What’s wrong with me?

I asked it when I couldn’t follow through. When motivation disappeared. When I procrastinated or avoided things I genuinely cared about. The question felt reasonable, even responsible. If something wasn’t working in my life, then the answer had to be inside me—a flaw, a mindset problem, a lack of discipline.

So I tried to fix myself.

I read books. I worked on my habits. I paid close attention to my thoughts, believing that if I could just identify what was broken, I could correct it and finally move forward.

But every time I asked what was wrong with me, my body reacted before my mind could respond.

My chest tightened. My shoulders lifted. My breath became shallow. My thoughts sped up, scrambling for an explanation, as if I were being tested and needed to answer quickly.

I didn’t recognize it then, but I was interrogating myself.

The question assumed guilt.

It assumed something needed correcting.

It assumed that my struggle was evidence of failure.

Over time, I began to notice that the more I asked that question, the more guarded I became. Instead of opening me to understanding, it made me defensive. Instead of helping me feel safe enough to change, it kept me in a constant state of self-monitoring.

I was trying to heal myself through suspicion.

The shift didn’t come through insight or effort. It came through exhaustion.

One day, I realized I could no longer keep treating myself like a problem to be solved. I was tired of analyzing every pause, every delay, every moment of resistance as proof that I wasn’t doing life correctly.

And in that tiredness, another question surfaced—not intentionally, not strategically, but naturally.

What happened to me?

The difference was immediate and physical.

My body softened. My breath slowed. I wasn’t bracing anymore. I wasn’t preparing a defense or trying to explain myself.

That question didn’t demand improvement.

It invited context.

Instead of asking myself to justify my reactions, I began to notice them. Instead of labeling my patterns as self-sabotage, I started wondering what they had once protected me from.

I began to see that responses don’t arise in isolation. That behaviors form for reasons. That what we often call laziness or avoidance is sometimes a nervous system doing exactly what it learned to do in order to stay safe.

I started paying attention to how often I moved through my days braced against myself—judging my energy, criticizing my capacity, pushing when what I actually needed was rest or reassurance.

When I noticed myself doing that, I tried something different.

I paused.

Before correcting myself, I checked in with my body. I asked whether I was overwhelmed rather than unmotivated. Whether I was tired rather than resistant. Whether what I needed was safety rather than pressure.

I didn’t always get answers. Sometimes all I could do was acknowledge that something felt hard.

But that alone changed the relationship I had with myself.

Instead of interrogating my struggles, I started listening to them. Instead of treating them as defects, I began to see them as signals.

Slowly, a new understanding emerged.

What I had called failure was often fatigue.

What I had called resistance was often protection.

What I had called self-sabotage was frequently a system that had learned to stay alert in order to survive.

Nothing was wrong with me.

I was responding to my life.

That realization didn’t erase old habits or make everything easy.

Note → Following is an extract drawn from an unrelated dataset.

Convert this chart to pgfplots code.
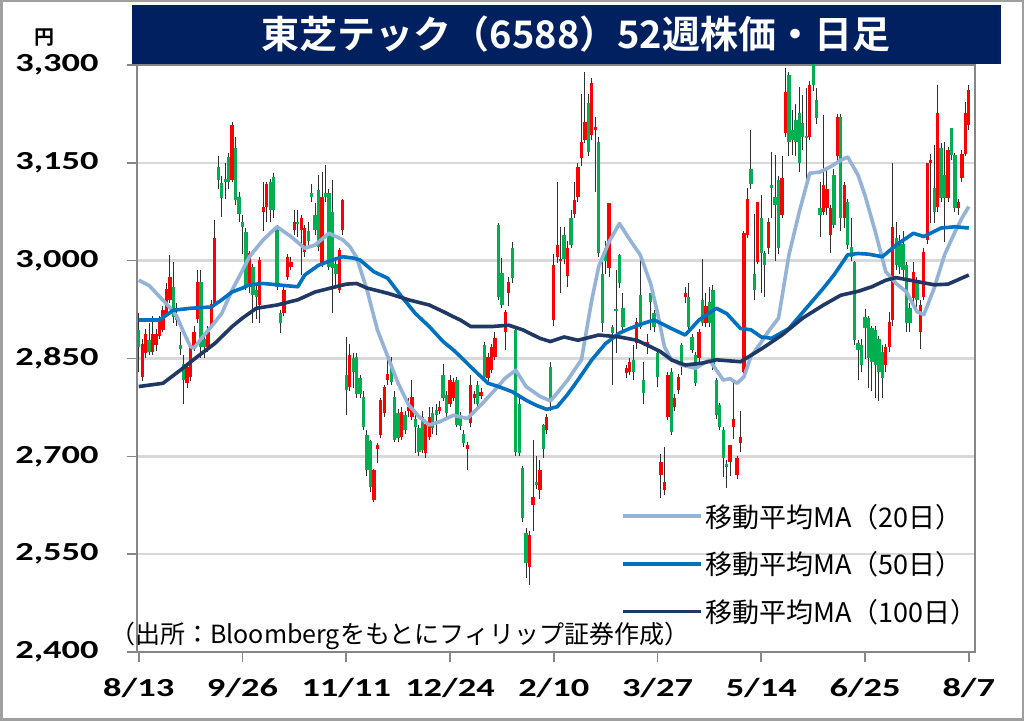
\documentclass[border=0pt]{standalone}
\usepackage{fontspec}
\usepackage{graphicx}
\usepackage{pgfplots}
\pgfplotsset{compat=1.18}
\usepackage{pgfplotstable}
\setmainfont{Carlito}
\newfontfamily\jp{Noto Sans CJK JP}[BoldFont={Noto Sans CJK JP Bold}]
\definecolor{navy}{HTML}{002060}
\definecolor{upred}{HTML}{FF0000}
\definecolor{dngreen}{HTML}{00B050}
\definecolor{maA}{HTML}{95B3D7}
\definecolor{maB}{HTML}{0070C0}
\definecolor{maC}{HTML}{1F3864}
\definecolor{gridc}{HTML}{D9D9D9}
\definecolor{axisc}{HTML}{868686}
\definecolor{wickc}{HTML}{303030}
\newcommand\tl[1]{\scalebox{1.4}[1]{#1}}
\pgfplotstableread{
i o h l c
0 2893 2920 2830 2868
1 2822 2880 2815 2873
2 2858 2895 2850 2888
3 2878 2905 2855 2860
4 2860 2915 2855 2888
5 2870 2895 2862 2888
6 2885 2915 2880 2910
7 2893 2930 2890 2924
8 2919 2965 2915 2957
9 2940 3008 2935 2975
10 2960 2998 2905 2914
11 2917 2935 2900 2909
12 2870 2890 2855 2865
13 2842 2855 2781 2817
14 2812 2845 2805 2837
15 2822 2872 2815 2868
16 2868 2900 2862 2891
17 2911 2985 2905 2968
18 2968 2985 2850 2868
19 2880 2890 2850 2868
20 2868 2900 2860 2890
21 2900 2940 2895 2934
22 2934 3062 2930 3034
23 3144 3160 3110 3124
24 3119 3130 3067 3096
25 3125 3150 3095 3121
26 3159 3165 3110 3121
27 3124 3212 3120 3208
28 3172 3190 3085 3093
29 3098 3105 3060 3072
30 3060 3070 3010 3052
31 3044 3050 2955 2963
32 2960 3015 2950 3011
33 2990 2995 2904 2947
34 2955 2962 2910 2945
35 2932 3005 2904 3001
36 3075 3121 3045 3083
37 3083 3121 3060 3118
38 3121 3125 3060 3078
39 3129 3135 3065 3078
40 3050 3055 2955 2960
41 2919 2925 2889 2904
42 2919 2960 2915 2955
43 2975 3010 2970 3006
44 2990 3005 2985 2998
45 3047 3078 3040 3060
46 3060 3078 3037 3057
47 3047 3070 2978 3065
48 3014 3055 3005 3050
49 3045 3060 3020 3030
50 3103 3118 3090 3098
51 3070 3088 3040 3047
52 3108 3131 3015 3021
53 2996 3136 2990 3098
54 3103 3147 3090 3098
55 3103 3110 2985 2991
56 3075 3124 2919 2988
57 2995 3005 2960 2980
58 2955 3020 2950 3016
59 3047 3095 3040 3093
60 2825 2883 2763 2802
61 2807 2872 2800 2855
62 2850 2858 2805 2830
63 2852 2858 2790 2796
64 2820 2825 2790 2796
65 2791 2800 2740 2745
66 2733 2740 2670 2679
67 2723 2725 2645 2653
68 2633 2680 2630 2679
69 2712 2720 2690 2717
70 2733 2790 2728 2786
71 2766 2810 2760 2807
72 2817 2852 2810 2827
73 2840 2852 2810 2814
74 2791 2800 2722 2725
75 2766 2772 2722 2728
76 2730 2775 2725 2768
77 2763 2770 2735 2740
78 2770 2790 2760 2776
79 2761 2817 2755 2791
80 2758 2765 2705 2745
81 2743 2748 2700 2707
82 2760 2770 2705 2710
83 2705 2755 2697 2750
84 2730 2776 2725 2761
85 2766 2775 2735 2743
86 2771 2781 2733 2763
87 2770 2785 2765 2776
88 2825 2842 2785 2789
89 2794 2800 2760 2766
90 2781 2825 2775 2817
91 2790 2820 2785 2814
92 2817 2822 2745 2748
93 2761 2768 2740 2746
94 2735 2740 2715 2720
95 2712 2722 2679 2717
96 2751 2825 2745 2809
97 2790 2800 2780 2796
98 2809 2815 2775 2781
99 2793 2805 2788 2798
100 2871 2875 2818 2822
101 2820 2858 2815 2853
102 2832 2872 2828 2868
103 2853 2891 2848 2881
104 3055 3058 2940 2945
105 2981 3004 2928 2932
106 2891 2925 2863 2922
107 2950 2975 2930 2968
108 3019 3029 2965 2973
109 2894 2897 2700 2707
110 2781 2790 2700 2705
111 2682 2685 2600 2605
112 2582 2590 2513 2536
113 2531 2585 2503 2580
114 2625 2725 2585 2638
115 2661 2700 2650 2656
116 2648 2694 2635 2679
117 2748 2750 2697 2712
118 2740 2765 2735 2760
119 2837 2845 2770 2784
120 2909 3010 2900 2993
121 3006 3121 2996 3024
122 3000 3052 2950 3003
123 3039 3052 2995 3003
124 2976 3030 2960 3019
125 3065 3078 3020 3024
126 3072 3121 3065 3093
127 3098 3150 3090 3144
128 3157 3256 3145 3182
129 3185 3290 3180 3213
130 3241 3256 3160 3167
131 3193 3280 3185 3272
132 3200 3220 3105 3205
133 3182 3190 3005 3011
134 2980 3003 2891 2904
135 3020 3030 2980 3000
136 2988 3088 2975 3088
137 2899 2901 2810 2889
138 2925 2986 2858 2924
139 3009 3010 2958 2965
140 2927 2950 2890 2899
141 2827 2840 2820 2835
142 2830 2850 2825 2845
143 2848 2870 2817 2830
144 2873 2912 2865 2906
145 2947 3003 2895 2899
146 2817 2845 2781 2797
147 2873 2888 2857 2876
148 2950 2950 2893 2937
149 2919 2925 2890 2899
150 2858 2863 2807 2822
151 2671 2704 2636 2692
152 2648 2715 2640 2661
153 2761 2830 2755 2824
154 2830 2835 2732 2738
155 2776 2795 2770 2789
156 2801 2827 2795 2822
157 2871 2873 2825 2845
158 2945 2960 2935 2950
159 2945 2965 2895 2899
160 2883 2888 2858 2863
161 2855 2860 2808 2812
162 2850 2895 2845 2891
163 2940 3003 2900 2904
164 2904 2950 2898 2930
165 2937 2960 2898 2904
166 2955 2963 2832 2838
167 2817 2820 2758 2763
168 2779 2782 2740 2745
169 2740 2745 2668 2697
170 2689 2695 2651 2684
171 2692 2717 2670 2717
172 2745 2814 2727 2758
173 2671 2700 2666 2697
174 2720 2769 2707 2730
175 2830 3045 2825 3042
176 3039 3111 3035 3095
177 3141 3200 3110 3118
178 2980 3072 2940 2955
179 2998 3090 2995 3090
180 3065 3101 2950 3011
181 3011 3015 2945 2993
182 3019 3065 3010 3060
183 3116 3167 3065 3111
184 3098 3162 3000 3085
185 3124 3130 3010 3019
186 3070 3160 3065 3126
187 3195 3295 3190 3259
188 3285 3290 3160 3182
189 3200 3231 3162 3185
190 3215 3240 3160 3182
191 3226 3267 3136 3149
192 3211 3254 3170 3190
193 3190 3264 3116 3188
194 3190 3275 3185 3269
195 3310 3320 3260 3269
196 3246 3264 3210 3218
197 3080 3121 3037 3070
198 3075 3223 3070 3116
199 3080 3140 3070 3110
200 3039 3085 3011 3080
201 3131 3140 3050 3054
202 3160 3225 3150 3221
203 3221 3225 3045 3065
204 3065 3120 3050 3116
205 3090 3095 3018 3024
206 3021 3065 3000 3006
207 2998 3000 2870 2878
208 2873 2878 2817 2863
209 2870 2880 2830 2840
210 2914 2926 2850 2896
211 2912 2915 2805 2850
212 2896 2900 2800 2845
213 2894 2900 2790 2840
214 2880 2885 2785 2830
215 2860 2870 2790 2820
216 2840 2872 2830 2868
217 2868 2922 2860 2906
218 2909 3149 2900 3052
219 3034 3060 2985 2993
220 3030 3040 2980 2990
221 3026 3045 2975 2985
222 2993 2998 2890 2904
223 2927 2935 2890 2904
224 2942 2998 2935 2983
225 2968 2975 2920 2940
226 2891 2940 2865 2932
227 2945 3020 2940 3014
228 3032 3150 3025 3149
229 3149 3164 3057 3154
230 3111 3177 3057 3075
231 3083 3269 3075 3226
232 3172 3180 3090 3096
233 3131 3182 3029 3096
234 3096 3175 3090 3170
235 3203 3203 3155 3162
236 3162 3165 3075 3080
237 3080 3095 3070 3090
238 3126 3170 3120 3164
239 3164 3244 3160 3226
240 3208 3269 3200 3262
}\candles
\begin{document}
\begin{tikzpicture}
\path[use as bounding box] (0bp,0bp) rectangle (1024bp,721bp);
\fill[white] (0bp,0bp) rectangle (1024bp,721bp);
\draw[color=gray!75, line width=2bp] (1.5bp,1.5bp) rectangle (1022.5bp,719.5bp);
\begin{axis}[
  at={(137bp,69bp)}, anchor=south west, scale only axis,
  width=838bp, height=587bp,
  xmin=-0.5, xmax=241.8, ymin=2400, ymax=3300,
  axis line style={axisc, line width=2bp},
  tick style={axisc, line width=1.6bp},
  major tick length=10bp, tick align=outside,
  xtick pos=lower, ytick pos=left,
  xtick={0,30,...,240},
  xticklabels={{\tl{8/13}},{\tl{9/26}},{\tl{11/11}},{\tl{12/24}},{\tl{2/10}},{\tl{3/27}},{\tl{5/14}},{\tl{6/25}},{\tl{8/7}}},
  ytick={2400,2550,...,3300},
  yticklabels={{\tl{2,400}},{\tl{2,550}},{\tl{2,700}},{\tl{2,850}},{\tl{3,000}},{\tl{3,150}},{\tl{3,300}}},
  ticklabel style={font=\fontsize{26bp}{30bp}\selectfont\bfseries},
  yticklabel style={anchor=east, xshift=-25bp},
  xticklabel style={anchor=north, yshift=-13bp},
  ymajorgrids, major grid style={gridc, line width=2.5bp},
  legend style={draw=none, fill=none, at={(0.578,0.256)}, anchor=north west,
    font=\jp\fontsize{27bp}{31bp}\selectfont, row sep=19bp, inner sep=0pt,
    cells={anchor=west}},
  legend image code/.code={\draw[#1] (0bp,0bp) -- (78bp,0bp);},
]
\addplot[draw=none, mark=none, forget plot,
  error bars/.cd, y dir=both, y explicit, error mark=none,
  error bar style={draw=wickc, line width=1bp}]
  table[x=i, y expr={(\thisrow{h}+\thisrow{l})/2}, y error expr={(\thisrow{h}-\thisrow{l})/2}] {\candles};
\addplot[draw=none, mark=none, forget plot,
  restrict expr to domain={\thisrow{c}-\thisrow{o}}{0:2000},
  error bars/.cd, y dir=both, y explicit, error mark=none,
  error bar style={draw=upred, line width=3.3bp}]
  table[x=i, y expr={(\thisrow{o}+\thisrow{c})/2}, y error expr={max(abs(\thisrow{c}-\thisrow{o})/2,1.5)}] {\candles};
\addplot[draw=none, mark=none, forget plot,
  restrict expr to domain={\thisrow{c}-\thisrow{o}}{-2000:-0.5},
  error bars/.cd, y dir=both, y explicit, error mark=none,
  error bar style={draw=dngreen, line width=3.3bp}]
  table[x=i, y expr={(\thisrow{o}+\thisrow{c})/2}, y error expr={max(abs(\thisrow{c}-\thisrow{o})/2,1.5)}] {\candles};
\addplot[maA, line width=3.6bp, line join=round] coordinates {
(0,2970)(3,2962)(6,2945)(9,2928)(11,2915)(13,2890)(15,2868)(16,2866)(18,2880)(21,2899)(24,2919)(27,2955)(30,2985)(32,3006)(36,3032)(40,3052)(44,3037)(48,3019)(51,3024)(55,3042)(59,3032)(61,3022)(63,3005)(66,2955)(69,2894)(72,2853)(75,2812)(78,2779)(81,2761)(84,2748)(87,2753)(91,2763)(95,2758)(99,2779)(103,2802)(106,2820)(109,2832)(112,2807)(116,2792)(119,2785)(121,2797)(124,2817)(128,2848)(131,2940)(133,2991)(136,3029)(139,3057)(142,3032)(145,3009)(148,2965)(150,2920)(152,2868)(154,2848)(157,2840)(161,2835)(165,2848)(169,2817)(171,2819)(173,2812)(175,2822)(177,2853)(180,2875)(182,2891)(185,2912)(188,3009)(191,3075)(194,3134)(197,3136)(200,3144)(203,3154)(205,3159)(208,3131)(210,3100)(213,3044)(216,2983)(219,2965)(222,2952)(225,2922)(227,2917)(230,2958)(233,3009)(236,3044)(238,3065)(240,3083)};
\addlegendentry{移動平均MA（20日）}
\addplot[maB, line width=3.6bp, line join=round] coordinates {
(0,2909)(6,2909)(10,2924)(15,2927)(21,2929)(24,2940)(27,2952)(30,2958)(32,2963)(36,2965)(40,2963)(46,2960)(48,2978)(52,2993)(56,3001)(59,3006)(62,3004)(64,3001)(68,2983)(72,2973)(76,2945)(80,2919)(84,2899)(88,2876)(91,2863)(93,2853)(97,2832)(101,2812)(104,2807)(108,2799)(112,2786)(115,2778)(118,2772)(121,2776)(124,2795)(127,2817)(131,2848)(135,2873)(139,2889)(142,2896)(146,2904)(149,2909)(151,2904)(154,2896)(158,2886)(162,2909)(167,2927)(170,2919)(174,2896)(177,2894)(180,2883)(183,2881)(188,2896)(193,2927)(198,2958)(201,2978)(205,3009)(208,3011)(211,3010)(215,3006)(219,3024)(224,3042)(227,3037)(232,3050)(236,3052)(240,3050)};
\addlegendentry{移動平均MA（50日）}
\addplot[maC, line width=3.6bp, line join=round] coordinates {
(0,2807)(7,2812)(12,2832)(17,2853)(22,2873)(27,2899)(30,2912)(34,2927)(40,2932)(46,2940)(51,2952)(57,2960)(60,2964)(63,2965)(66,2958)(72,2950)(78,2940)(84,2932)(88,2922)(91,2914)(93,2909)(96,2899)(102,2899)(107,2901)(111,2894)(116,2881)(119,2876)(123,2883)(127,2878)(133,2886)(139,2883)(144,2878)(148,2868)(151,2860)(154,2848)(158,2840)(163,2843)(167,2848)(174,2845)(178,2858)(181,2868)(186,2886)(192,2912)(198,2932)(203,2947)(208,2953)(212,2960)(216,2970)(219,2974)(225,2968)(230,2963)(234,2964)(240,2978)};
\addlegendentry{移動平均MA（100日）}
\end{axis}
\fill[navy] (132bp,657bp) rectangle (1001bp,716bp);
\node[text=white, font=\jp\bfseries\fontsize{38bp}{44bp}\selectfont] at (576bp,687bp) {東芝テック（6588）52週株価・日足};
\node[font=\jp\bfseries\fontsize{20bp}{24bp}\selectfont] at (44bp,683bp) {円};
\node[anchor=west, inner sep=0pt, font=\jp\fontsize{25bp}{29bp}\selectfont] at (110bp,85bp) {（出所：Bloombergをもとにフィリップ証券作成）};
\end{tikzpicture}
\end{document}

But it changed the tone of my inner world. I stopped approaching myself like an adversary and started meeting myself with curiosity.

And that made change possible.

If you find yourself stuck in the same loop—constantly asking what’s wrong with you—it may be worth noticing how that question lands in your body.

Does it soften you, or does it make you brace?

You don’t need to diagnose yourself.

You don’t need to fix everything at once.

You might begin by offering yourself a different question—one that makes room for understanding instead of judgment.

Sometimes, that’s where real healing begins.